Back in the day, and it was a long day, I had an idea for a sort of travel book to be titled The Seaside in Winter. The pitch was that I’d buy a camper van, a Volkswagen no doubt, and in the course of a long winter I’d travel around the coast of mainline Britain. By day I’d walk and look and feel the wind and rain and icy chill, and in the evening I’d return to the camper, park up, and spend the evening writing up my notes from the day, which would involve reflecting on and savouring the bleak melancholy of deserted seaside spaces.
I can still see how it might have worked but I never turned it into a proposal, because I also thought it might be recipe for doom. ‘Promising melancholic young writer found dead by his own hand in VW Camper.’ That might have boosted sales a little, but it wasn’t enough.

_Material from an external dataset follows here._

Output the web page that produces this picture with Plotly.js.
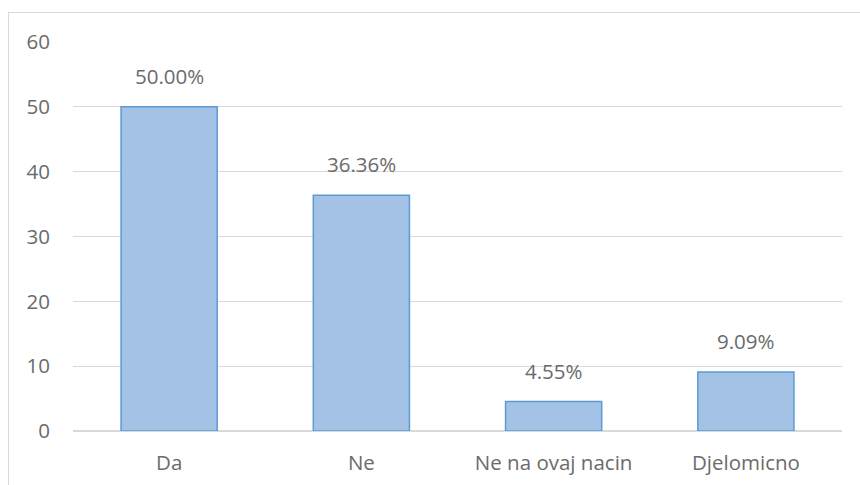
<!DOCTYPE html>
<html>
<head>
<meta charset="utf-8">
<script src="https://cdn.plot.ly/plotly-3.0.1.min.js"></script>
<style>
  html, body { margin: 0; padding: 0; background: #fff; }
  #wrap { position: relative; width: 860px; height: 485px; }
  #chart { position: absolute; left: 0; top: 0; width: 860px; height: 485px; }
  #frame { position: absolute; left: 8px; top: 12px; width: 860px; height: 485px;
           border-left: 1px solid #D9D9D9; border-top: 1px solid #D9D9D9; pointer-events: none; }
</style>
</head>
<body>
<div id="wrap">
  <div id="chart"></div>
  <div id="frame"></div>
</div>
<script>
const categories = ["Da", "Ne", "Ne na ovaj nacin", "Djelomicno"];
const values = [50.00, 36.36, 4.55, 9.09];
const labels = ["50.00%", "36.36%", "4.55%", "9.09%"];
const yTicks = [0, 10, 20, 30, 40, 50, 60];

const font = "'Open Sans', 'Noto Sans', sans-serif";
const textColor = "#6B6B6B";

const trace = {
  type: "bar",
  x: categories,
  y: values,
  marker: { color: "#A4C2E6", line: { color: "#5B9BD5", width: 1.5 } },
  hoverinfo: "none"
};

const annotations = categories.map((c, i) => ({
  x: c, y: values[i], text: labels[i], showarrow: false,
  xref: "x", yref: "y", yanchor: "bottom", yshift: 15,
  font: { family: font, size: 20.5, color: textColor }
}));

const layout = {
  width: 860, height: 485,
  margin: { l: 73, r: 18, t: 42, b: 54 },
  paper_bgcolor: "#fff", plot_bgcolor: "#fff",
  bargap: 0.5,
  showlegend: false,
  xaxis: {
    type: "category",
    showgrid: false, zeroline: false, showline: false, ticks: "",
    tickfont: { family: font, size: 20.5, color: textColor },
    ticklabelstandoff: 17
  },
  yaxis: {
    range: [0, 60], tickvals: yTicks, ticktext: yTicks.map(String),
    showgrid: true, gridcolor: "#D9D9D9", gridwidth: 1.3,
    zeroline: true, zerolinecolor: "#D9D9D9", zerolinewidth: 1.3,
    showline: false, ticks: "",
    tickfont: { family: font, size: 20.5, color: textColor },
    ticklabelstandoff: 22
  },
  annotations: annotations
};

Plotly.newPlot("chart", [trace], layout, { staticPlot: true, displayModeBar: false });
</script>
</body>
</html>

Yet that doesn’t mean I’ve stopped enjoying the seaside in winter.
And so at the weekend I went to Dovercourt: north east Essex coast, next to Harwich, and the casual flâneur might be hard pressed to say where one town ended and the other one started.
Dovercourt is where Hi Di Hi was filmed, in Warner’s Holiday Camp, renamed Maplins for the show. I wasn’t a regular viewer, but I don’t remember many scenes being shot outdoors, though evidently some were.
Dovercourt in late November had many of the things I thought would be components of my long lost book, even though I’m well aware that late November isn’t truly winter. There was the empty seaside shelter – with pro-Jesus and anti-Satan graffiti.
They’ve got two 19th century steampunk(ish) lighthouses (no longer in use):
There was crazy golf – I would have played if the kiosk had been open:
And you know I love signs, not least this one,
I think, and again I may be wrong, it’s warning you that you could be attacked by a blob of black ectoplasm rising from the beach and attacking you in the trouser region. In general I think life requires a few risks, but I’m all in favour of being warned against that particular danger.
As well as being proper seaside, with groins, lighthouses and (rather small) stretches of beach, Dovercourt also has some serious suburbia, which of course I’m deeply attracted to.
Note how the two bungalows above are apparently mirror images of each other, but they have a different kind of pvc front door and a different kind of lamp adjacent to it. That’ll make a house stand out from all the others, not that everybody in suburbia wants their house to stand out.